Native Rust programs on Solana provide a lower-level interface, requiring developers to handle many tasks that Anchor automates. This includes account deserialization, serialization, and various security checks. While this demands more from the developer, it also opens up opportunities for fine-tuned optimizations.

Let’s examine the native Rust implementation of our counter program:

use solana_program::{
account_info::{next_account_info, AccountInfo},
entrypoint,
entrypoint::ProgramResult,
program_error::ProgramError,
pubkey::Pubkey,
rent::Rent,
system_instruction,
program::invoke,
sysvar::Sysvar,
};
use std::mem::size_of;

// Define the state struct
struct Counter {
count: u64,
}

// Declare and export the program's entrypoint
entrypoint!(process_instruction);

// Program entrypoint's implementation
pub fn process_instruction(
program_id: &Pubkey,
accounts: &[AccountInfo],
instruction_data: &[u8],
) -> ProgramResult {
let instruction = instruction_data
.get(0)
.ok_or(ProgramError::InvalidInstructionData)?;

match instruction {
0 => initialize(program_id, accounts),
1 => increment(accounts),
_ => Err(ProgramError::InvalidInstructionData),
}
}

fn initialize(program_id: &Pubkey, accounts: &[AccountInfo]) -> ProgramResult {
let account_info_iter = &mut accounts.iter();
let counter_account = next_account_info(account_info_iter)?;
let user = next_account_info(account_info_iter)?;
let system_program = next_account_info(account_info_iter)?;

if !user.is_signer {
return Err(ProgramError::MissingRequiredSignature);
}

if counter_account.owner != program_id {
let rent = Rent::get()?;
let space = size_of::<Counter>();
let rent_lamports = rent.minimum_balance(space);

invoke(
&system_instruction::create_account(
user.key,
counter_account.key,
rent_lamports,
space as u64,
program_id,
),
&[user.clone(), counter_account.clone(), system_program.clone()],
)?;
}

let mut counter_data = Counter { count: 0 };
counter_data.serialize(&mut &mut counter_account.data.borrow_mut()[..])?;

Ok(())
}

fn increment(accounts: &[AccountInfo]) -> ProgramResult {
let account_info_iter = &mut accounts.iter();
let counter_account = next_account_info(account_info_iter)?;
let user = next_account_info(account_info_iter)?;

if !user.is_signer {
return Err(ProgramError::MissingRequiredSignature);
}

let mut counter_data = Counter::deserialize(&counter_account.data.borrow())?;

//Not doing checked_add, wrapping add or any overflow checks to keep it simple
counter_data.count += 1;
counter_data.serialize(&mut &mut counter_account.data.borrow_mut()[..])?;

Ok(())
}

impl Counter {
fn serialize(&self, data: &mut [u8]) -> ProgramResult {
if data.len() < size_of::<Self>() {
return Err(ProgramError::AccountDataTooSmall);
}

//First 8 bytes is the count
data[..8].copy_from_slice(&self.count.to_le_bytes());
Ok(())
}

fn deserialize(data: &[u8]) -> Result<Self, ProgramError> {
if data.len() < size_of::<Self>() {
return Err(ProgramError::AccountDataTooSmall);
}

//First 8 bytes is the count
let count = u64::from_le_bytes(data[..8].try_into().unwrap());
Ok(Self { count })
}
}

Key Differences and Considerations:

  1. Manual Instruction Parsing:
    Unlike Anchor, which automatically routes instructions, we manually parse the instruction data and route it to the appropriate function.
let instruction = instruction_data
.get(0)
.ok_or(ProgramError::InvalidInstructionData)?;

match instruction {
0 => initialize(program_id, accounts),
1 => increment(accounts),
_ => Err(ProgramError::InvalidInstructionData),
}

2. Account Management:
We use next_account_info to iterate through accounts, manually checking for signers and owners. Anchor handles this automatically with its #[derive(Accounts)] macro.

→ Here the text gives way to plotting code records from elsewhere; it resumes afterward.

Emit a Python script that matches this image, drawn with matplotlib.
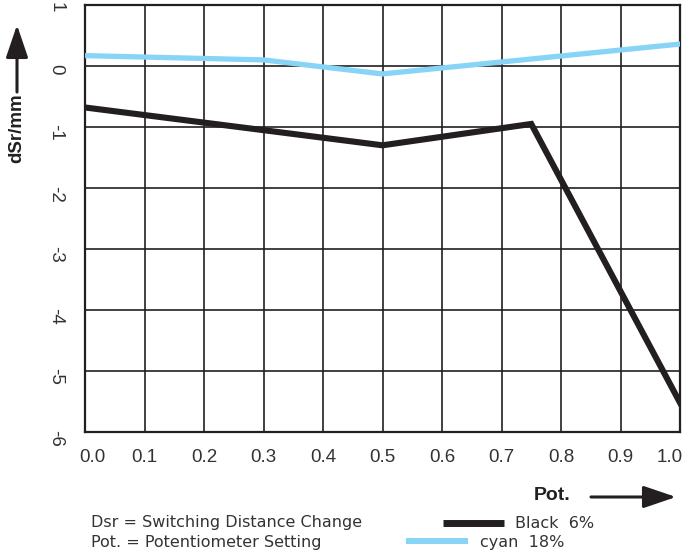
import matplotlib
matplotlib.use("Agg")
import matplotlib.pyplot as plt
import matplotlib.transforms as mtransforms

# values
pot_black = [0.0, 0.5, 0.75, 1.0]
dsr_black = [-0.68, -1.30, -0.95, -5.52]
pot_cyan = [0.0, 0.3, 0.5, 1.0]
dsr_cyan = [0.17, 0.10, -0.13, 0.36]

x_ticks = [0.0, 0.1, 0.2, 0.3, 0.4, 0.5, 0.6, 0.7, 0.8, 0.9, 1.0]
x_labels = ["0.0", "0.1", "0.2", "0.3", "0.4", "0.5", "0.6", "0.7", "0.8", "0.9", "1.0"]
y_ticks = [1, 0, -1, -2, -3, -4, -5, -6]
y_labels = ["1", "0", "-1", "-2", "-3", "-4", "-5", "-6"]

W, H = 684, 555
BLACK = "#231f20"
CYAN = "#87d4f6"


def fx(px):
    return px / W


def fy(py):
    return 1 - py / H


def shift(px, py):
    return mtransforms.ScaledTranslation(px / 100, py / 100, fig.dpi_scale_trans)


fig = plt.figure(figsize=(W / 100, H / 100), dpi=100)
ax = fig.add_axes([fx(85), fy(432), fx(680) - fx(85), fy(5) - fy(432)])

ax.plot(pot_cyan, dsr_cyan, color=CYAN, lw=3.8, solid_joinstyle="miter", zorder=3)
ax.plot(pot_black, dsr_black, color=BLACK, lw=4.4, solid_joinstyle="miter", zorder=4)

ax.set_xlim(0, 1)
ax.set_ylim(-6, 1)
ax.set_xticks(x_ticks)
ax.set_xticklabels(x_labels, fontsize=13.5, family="Liberation Sans", color="#333333")
ax.set_yticks(y_ticks)
ax.set_yticklabels(y_labels, fontsize=13.5, family="Liberation Sans", rotation=-90,
                   color="#333333")
ax.tick_params(axis="x", length=0, pad=12)
ax.tick_params(axis="y", length=0, pad=15)
ax.grid(True, color=BLACK, lw=1.2)
ax.set_axisbelow(True)
for s in ax.spines.values():
    s.set_linewidth(1.6)
    s.set_color(BLACK)

# nudge labels like the original
lbls = ax.get_xticklabels()
lbls[0].set_transform(lbls[0].get_transform() + shift(7, 0))
lbls[-1].set_transform(lbls[-1].get_transform() + shift(-10, 0))
for lb in ax.get_yticklabels():
    lb.set_transform(lb.get_transform() + shift(0, -4))

arrow_style = "-|>,head_length=1.0,head_width=0.34"

# y axis label with arrow
fig.text(fx(17), fy(128), "dSr/mm", rotation=90, fontsize=13.5, fontweight="bold",
         family="Liberation Sans", ha="center", va="center", color=BLACK)
fig.add_artist(matplotlib.patches.FancyArrowPatch(
    (fx(17), fy(92)), (fx(17), fy(25)), transform=fig.transFigure,
    arrowstyle=arrow_style, mutation_scale=20,
    lw=2.2, color=BLACK, shrinkA=0, shrinkB=0))

# x axis label with arrow
fig.text(fx(552), fy(496), "Pot.", fontsize=14, fontweight="bold",
         family="Liberation Sans", ha="center", va="center", color=BLACK)
fig.add_artist(matplotlib.patches.FancyArrowPatch(
    (fx(591), fy(497)), (fx(676), fy(497)), transform=fig.transFigure,
    arrowstyle=arrow_style, mutation_scale=20,
    lw=2.2, color=BLACK, shrinkA=0, shrinkB=0))

# notes and legend
fig.text(fx(91), fy(523), "Dsr = Switching Distance Change", fontsize=11.5,
         family="DejaVu Sans", ha="left", va="center", color="#333333")
fig.text(fx(91), fy(542), "Pot. = Potentiometer Setting", fontsize=11.5,
         family="DejaVu Sans", ha="left", va="center", color="#333333")

fig.add_artist(plt.Line2D([fx(443), fx(504)], [fy(523), fy(523)], color=BLACK, lw=5,
                          solid_capstyle="butt"))
fig.text(fx(515), fy(523), "Black  6%", fontsize=11.5, family="DejaVu Sans",
         ha="left", va="center", color="#333333")
fig.add_artist(plt.Line2D([fx(406), fx(468)], [fy(541), fy(541)], color=CYAN, lw=4.3,
                          solid_capstyle="butt"))
fig.text(fx(480), fy(542), "cyan  18%", fontsize=11.5, family="DejaVu Sans",
         ha="left", va="center", color="#333333")

fig.savefig("out.png", dpi=100)
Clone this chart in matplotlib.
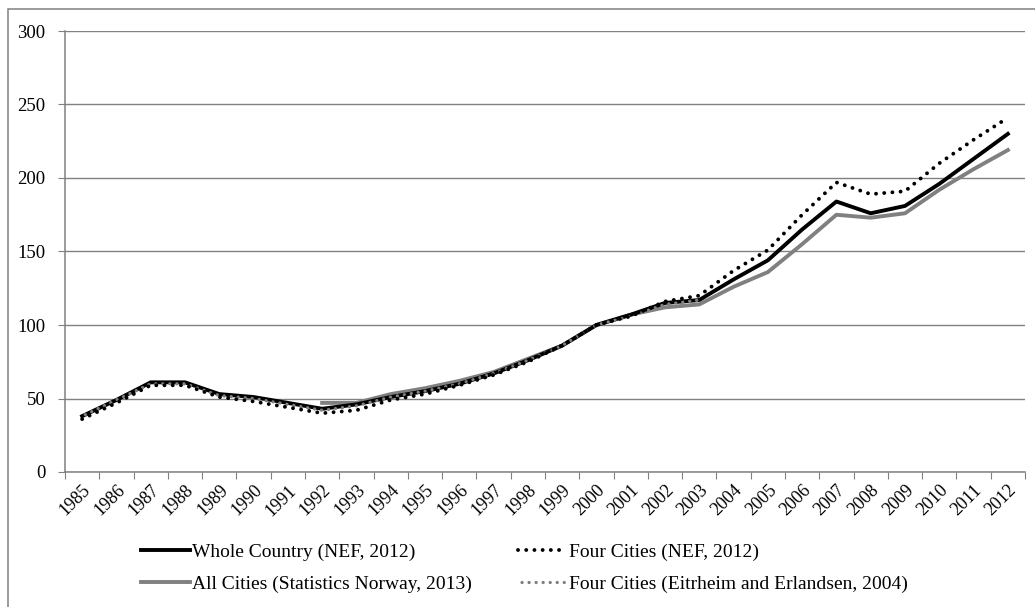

let account_info_iter = &mut accounts.iter();
let counter_account = next_account_info(account_info_iter)?;
let user = next_account_info(account_info_iter)?;

if !user.is_signer {
return Err(ProgramError::MissingRequiredSignature);
}

3. Custom Serialization:
We implement custom serialize and deserialize methods for our Counter struct. Anchor uses borsh serialization by default, abstracting this away.

impl Counter {
fn serialize(&self, data: &mut [u8]) -> ProgramResult {
if data.len() < size_of::<Self>() {
return Err(ProgramError::AccountDataTooSmall);
}

//First 8 bytes is the count
data[..8].copy_from_slice(&self.count.to_le_bytes());
Ok(())
}

fn deserialize(data: &[u8]) -> Result<Self, ProgramError> {
if data.len() < size_of::<Self>() {
return Err(ProgramError::AccountDataTooSmall);
}

//First 8 bytes is the count
let count = u64::from_le_bytes(data[..8].try_into().unwrap());
Ok(Self { count })
}
}

4. System Program Interactions:
Creating accounts involves direct interaction with the System Program using invoke and doing a CPI, which Anchor simplifies with its init constraint.

invoke(
&system_instruction::create_account(
user.key,
counter_account.key,
rent_lamports,
space as u64,
program_id,
),
&[user.clone(), counter_account.clone(), system_program.clone()],
)?;

5. Fine-grained Control:
In general, native programs offer more control over data layout and processing, potentially allowing for more optimized code.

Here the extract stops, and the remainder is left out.